Trailer for the PBS Documentary Oswald’s Ghost. Ever since I saw JFK as a high school student I’ve been fascinated by this story. Will be Tivoed this January along with the return of PBS’s American Experience program.
The Pink Panther (1963): "Is it me or did nothing happen for the first hour of the this movie?"
Seen: As part of my mission to see the entire AFI 400. Thought it would be as zany and madcap as A Shot in the Dark. It is not.
Gentlement Prefer Blondes (1953): "As the real star of this movie, Jane Russell wuz robbed!"
Seen: As part of Smokler’s Sunday Cinema’s salute to the great women of Hollywood.
Feast of Love (2007): "Love is about courage, the courage to feel pain and the acceptance that it will occur."
Seen: At the glorious Grand Lake Theatre in Oakland, California.
Ninotchka (1939): "Rigidity is among the best fodder for comedy."
Seen: As part I of Smokler’s Sunday Cinema’s month-ling salute to the great women of Hollywood.

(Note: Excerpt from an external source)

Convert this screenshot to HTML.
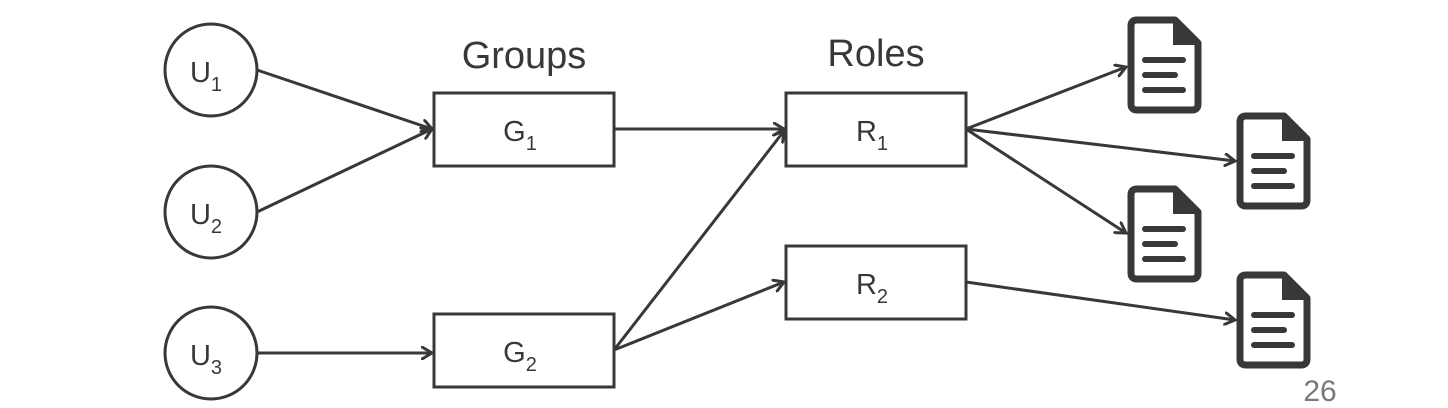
<!DOCTYPE html>
<html><head><meta charset="utf-8"><style>
html,body{margin:0;padding:0;background:#fff;width:1448px;height:408px;overflow:hidden}
svg{display:block;font-family:"Liberation Sans","DejaVu Sans",sans-serif}
</style></head><body>
<svg width="1448" height="408" viewBox="0 0 1448 408">
<defs>
<marker id="ah" markerWidth="14" markerHeight="14" refX="11" refY="7" orient="auto" markerUnits="userSpaceOnUse">
<path d="M1,1 L11,7 L1,13" fill="none" stroke="#383838" stroke-width="3" stroke-linecap="round"/>
</marker>
</defs>
<g stroke="#383838" stroke-width="3" fill="none">
<circle cx="211" cy="70" r="46"/>
<circle cx="211" cy="212" r="46"/>
<circle cx="211" cy="353" r="46"/>
<rect x="434" y="93" width="180" height="73"/>
<rect x="434" y="314" width="180" height="73"/>
<rect x="786" y="93" width="180" height="73"/>
<rect x="786" y="246" width="180" height="73"/>
</g>
<g stroke="#383838" stroke-width="3" fill="none" marker-end="url(#ah)">
<line x1="257" y1="70" x2="432" y2="129"/>
<line x1="257" y1="212" x2="432" y2="129"/>
<line x1="257" y1="353" x2="432" y2="353"/>
<line x1="614" y1="129" x2="784" y2="129"/>
<line x1="614" y1="350" x2="784" y2="131"/>
<line x1="614" y1="350" x2="784" y2="282"/>
<line x1="966" y1="129" x2="1126" y2="67"/>
<line x1="966" y1="129" x2="1235" y2="161"/>
<line x1="966" y1="129" x2="1126" y2="233"/>
<line x1="966" y1="282" x2="1235" y2="320"/>
</g>
<g fill="#383838" font-size="29" text-anchor="middle">
<text x="206" y="82">U<tspan font-size="20" dy="9">1</tspan></text>
<text x="206" y="224">U<tspan font-size="20" dy="9">2</tspan></text>
<text x="206" y="365">U<tspan font-size="20" dy="9">3</tspan></text>
<text x="520" y="141">G<tspan font-size="20" dy="9">1</tspan></text>
<text x="520" y="362">G<tspan font-size="20" dy="9">2</tspan></text>
<text x="872" y="141">R<tspan font-size="20" dy="9">1</tspan></text>
<text x="872" y="294">R<tspan font-size="20" dy="9">2</tspan></text>
</g>
<text x="524" y="68" font-size="38" fill="#383838" text-anchor="middle">Groups</text>
<text x="876" y="66" font-size="38" fill="#383838" text-anchor="middle">Roles</text>
<text x="1320" y="401" font-size="30" fill="#7a7a7a" text-anchor="middle">26</text>
<g id="docs">
<g transform="translate(1129,18)">
<path d="M8,2 H46 L69,25 V86 Q69,92 63,92 H8 Q2,92 2,86 V8 Q2,2 8,2 Z" fill="none" stroke="#383838" stroke-width="7" stroke-linejoin="round"/>
<path d="M44,2 L69,27 H44 Z" fill="#383838"/>
<g stroke="#383838" stroke-width="6" stroke-linecap="round"><line x1="16" y1="42" x2="54" y2="42"/><line x1="16" y1="57" x2="46" y2="57"/><line x1="16" y1="72" x2="54" y2="72"/></g>
</g>
<g transform="translate(1238,114)">
<path d="M8,2 H46 L69,25 V86 Q69,92 63,92 H8 Q2,92 2,86 V8 Q2,2 8,2 Z" fill="none" stroke="#383838" stroke-width="7" stroke-linejoin="round"/>
<path d="M44,2 L69,27 H44 Z" fill="#383838"/>
<g stroke="#383838" stroke-width="6" stroke-linecap="round"><line x1="16" y1="42" x2="54" y2="42"/><line x1="16" y1="57" x2="46" y2="57"/><line x1="16" y1="72" x2="54" y2="72"/></g>
</g>
<g transform="translate(1129,187)">
<path d="M8,2 H46 L69,25 V86 Q69,92 63,92 H8 Q2,92 2,86 V8 Q2,2 8,2 Z" fill="none" stroke="#383838" stroke-width="7" stroke-linejoin="round"/>
<path d="M44,2 L69,27 H44 Z" fill="#383838"/>
<g stroke="#383838" stroke-width="6" stroke-linecap="round"><line x1="16" y1="42" x2="54" y2="42"/><line x1="16" y1="57" x2="46" y2="57"/><line x1="16" y1="72" x2="54" y2="72"/></g>
</g>
<g transform="translate(1238,273)">
<path d="M8,2 H46 L69,25 V86 Q69,92 63,92 H8 Q2,92 2,86 V8 Q2,2 8,2 Z" fill="none" stroke="#383838" stroke-width="7" stroke-linejoin="round"/>
<path d="M44,2 L69,27 H44 Z" fill="#383838"/>
<g stroke="#383838" stroke-width="6" stroke-linecap="round"><line x1="16" y1="42" x2="54" y2="42"/><line x1="16" y1="57" x2="46" y2="57"/><line x1="16" y1="72" x2="54" y2="72"/></g>
</g>
</g>
</svg>
</body></html>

Stoked: The Rise and Fall of Gator (2002): "Skateboarding has and will survived its brightest star being convicted of murder."
Notes: Few things compel me like a "dangerous allure of southern California" movie. I think Alpha Dog may be next.
Color Me Kubrick (2005): "A great performance in the midst of a lightweight movie feels like a $1000 bottle of wine at a backyard picnic."
The Thin Blue Line (1988): "Our justice system’s tragic human frailties can have tragic, human consequences"
Seen: At this week’s edition of Smokler’s Sunday Cinema, my weekly household movie screening.
A Prairie Home Companion (2006): “How you best say goodbye to the people you love is dictated by how you best lived with them.”
Notes: Sweet, sad, and perfect as Robert Altman’s last film. I once heard an interview where he said “I always saw making a movie as a good excuse to gather a group of friends” or something like that. Now I see what his attachment to PHC was, a repretory company surrounding a benevolent father figure in the truest sense. Just as it’s difficult to imagine to imagine public radio without Garrison Keillor, I never thought there wouldn’t be another Robert Altman movie. Keillor will be gone someday to, we all will. It’s why this movie ends, quiet and beautiful, with these lines.
There’s a land that is fairer than day,
And by faith we can see it afar;
For the Father waits over the way
To prepare us a dwelling place there.
In the sweet by and by,
We shall meet on that beautiful shore;
In the sweet by and by,
We shall meet on that beautiful shore.